In all of this, I can't help but thinking about all of these young starlets that we've watched grow up of the years. Some of them we even grew up with ourselves, thought of them as peers or friends or classmates. For about twenty years, we've watched a cycle repeat itself in these young women. They start of as bubblegum singers with Disney-esque reputations, and then as soon as they hit the age of majority - or sometimes sooner - they ditch the nice girl act and become "nasty girls." They either go from innocent, teenaged lyrics to highly sexual lyrics, or, too often, from suggestively lewd lyrics at 16 to openly lewd lyrics at 18. Then, after a few year of wild success on that track, they fall apart in public view and give in to drugs, alcohol, and other addictions. And for so many years, we've shaken our finger and tsk-tsked at them, lamenting the fact that these "bad girls" seem to need to act so whorish in order to prove their maturity and womanhood.

But now I'm not sure we had it right.
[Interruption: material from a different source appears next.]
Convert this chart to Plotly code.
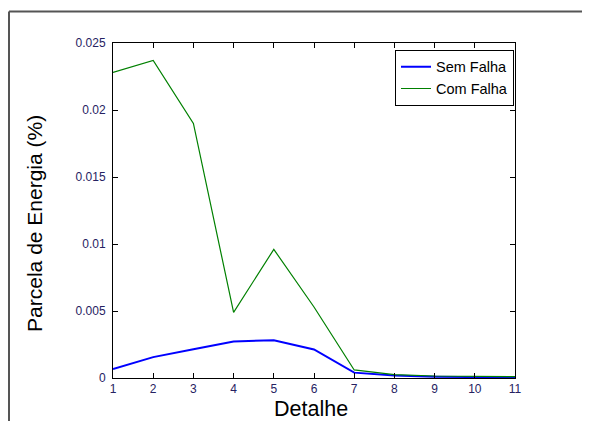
import plotly.graph_objects as go

detalhe = [1, 2, 3, 4, 5, 6, 7, 8, 9, 10, 11]
sem_falha = [0.00067, 0.00156, 0.00215, 0.00272, 0.00282, 0.00213, 0.0004, 0.00018, 0.0001, 0.00006, 0.00004]
com_falha = [0.0228, 0.0237, 0.0190, 0.0049, 0.0096, 0.0053, 0.0006, 0.00025, 0.00015, 0.00012, 0.0001]
y_ticks = [0, 0.005, 0.01, 0.015, 0.02, 0.025]
y_ticktext = ["0", "0.005", "0.01", "0.015", "0.02", "0.025"]

fig = go.Figure()
fig.add_trace(go.Scatter(x=detalhe, y=sem_falha, mode="lines", name="Sem Falha",
                         line=dict(color="#0000FF", width=2)))
fig.add_trace(go.Scatter(x=detalhe, y=com_falha, mode="lines", name="Com Falha",
                         line=dict(color="#008000", width=1.2)))

tickfont = dict(family="Liberation Sans, Arial", size=12, color="#262262")
fig.update_layout(
    width=582, height=413,
    margin=dict(l=105, r=75, t=35, b=43),
    paper_bgcolor="white", plot_bgcolor="white",
    showlegend=True,
    legend=dict(x=0.9975, y=0.98, xanchor="right", yanchor="top",
                bordercolor="black", borderwidth=1, bgcolor="white",
                font=dict(family="Liberation Sans, Arial", size=14.5, color="black"),
                tracegroupgap=0, itemwidth=30),
    xaxis=dict(range=[1, 11], tickvals=detalhe, ticks="inside", ticklen=5,
               showline=True, linecolor="black", linewidth=1, mirror="ticks",
               showgrid=False, zeroline=False, tickfont=tickfont, tickcolor="black"),
    yaxis=dict(range=[0, 0.025], tickvals=y_ticks, ticktext=y_ticktext, ticks="inside", ticklen=5,
               showline=True, linecolor="black", linewidth=1, mirror="ticks",
               showgrid=False, zeroline=False, tickfont=tickfont, tickcolor="black",
               ticklabelstandoff=4),
    annotations=[
        dict(text="Detalhe", xref="paper", yref="paper", x=0.4925, y=-0.093,
             xanchor="center", yanchor="middle", showarrow=False,
             font=dict(family="Liberation Sans, Arial", size=21.5, color="black")),
        dict(text="Parcela de Energia (%)", xref="paper", yref="paper", x=-0.194, y=0.46,
             xanchor="center", yanchor="middle", textangle=-90, showarrow=False,
             font=dict(family="Liberation Sans, Arial", size=21, color="black")),
    ],
    shapes=[
        dict(type="line", xref="paper", yref="paper", x0=-0.2587, x1=1.19, y0=1.094, y1=1.094,
             line=dict(color="#555555", width=2)),
        dict(type="line", xref="paper", yref="paper", x0=-0.2587, x1=-0.2587, y0=1.094, y1=-0.15,
             line=dict(color="#555555", width=2)),
    ],
)
fig.write_html("out.html")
After seeing how deep this perversion and abuse goes, or rather, how high, I'm starting to think we've been watching the cycle of abuse play itself out in these women's lives all along. We shook our heads at these young women with their suggestive or outright sexual music - women who for the most part don't write music, play instruments, or even write lyrics - and completely ignored the machine behind them that was crushing them and molding them into its masters' desires. And we participated in their destruction, because all the while we were scorning their behavior, we were still buying their music and greasing that despicable machine.

In fact, those desires became our desires. They exploited these girls and put their bodies on display, sexualized them and dehumanized them, and then made us all believe that this was all right, that we should celebrate this, because ... girl power? This is one of the reasons I go on a music fast every once in a while, because I need to know that I like the music I like because I find intrinsic value in it, and not because the industry told me it was hot right now. I talk about this with my students about this all the time whenever the subject of today's music comes up. The question I ask them is, are you really sure that this song is on the radio because it's good music, or do you just think it's good music because it's on the radio, usually in heavy rotation? How many times have you said that when you first heard a song, you didn't like it, but the more you listened to it, the more it grew on you? If somebody forced to you listen to "Mary Had a Little Lamb" as often as some of these pop songs play on the radio, you'd be humming that at your desk too. Even some of our most beloved songs are suspect. When you think of throwback jams that you hold up as personal favorites, it that because of the song's actual merit, or just because it happened to be in heavy rotation that year that you graduated high school, or got the party started at prom, or was on the radio when you had your first kiss? And for all of those moments in our lives that have such personal meaning to use, how can we be sure that the soundtrack of our lives wasn't actually the degradation of someone else's?

We played a role in this scandal, and we also have an opportunity and responsibility to do something about it, other than to post memes to Facebook. We can take back control of music and media and decide that the exploitation of these young people, especially women, stops with us. Instead of letting perverts tell us that it's okay for us to fantasize about underage women, or any woman who is exploited and objectified, we can retaliate with the same fire and brimstone that Weinstein and others are getting right now, instead of waiting to find out that the men behind the machine, the ones that put sixteen-year-old girls in fetishistic outfits and give them sexually suggestive lyrics and dances to perform, are the sexual predators that they obviously are. Dictionary.com defines the verb pervert as "to lead morally astray," and while that's what has happened to so many of these young people, it's been happening to their audience as well, to the point that many of us watched the blatant exploitation of beautiful, young, vulnerable girls, and we not only bought a ticket to the show, but we despised the performers for their own degradation.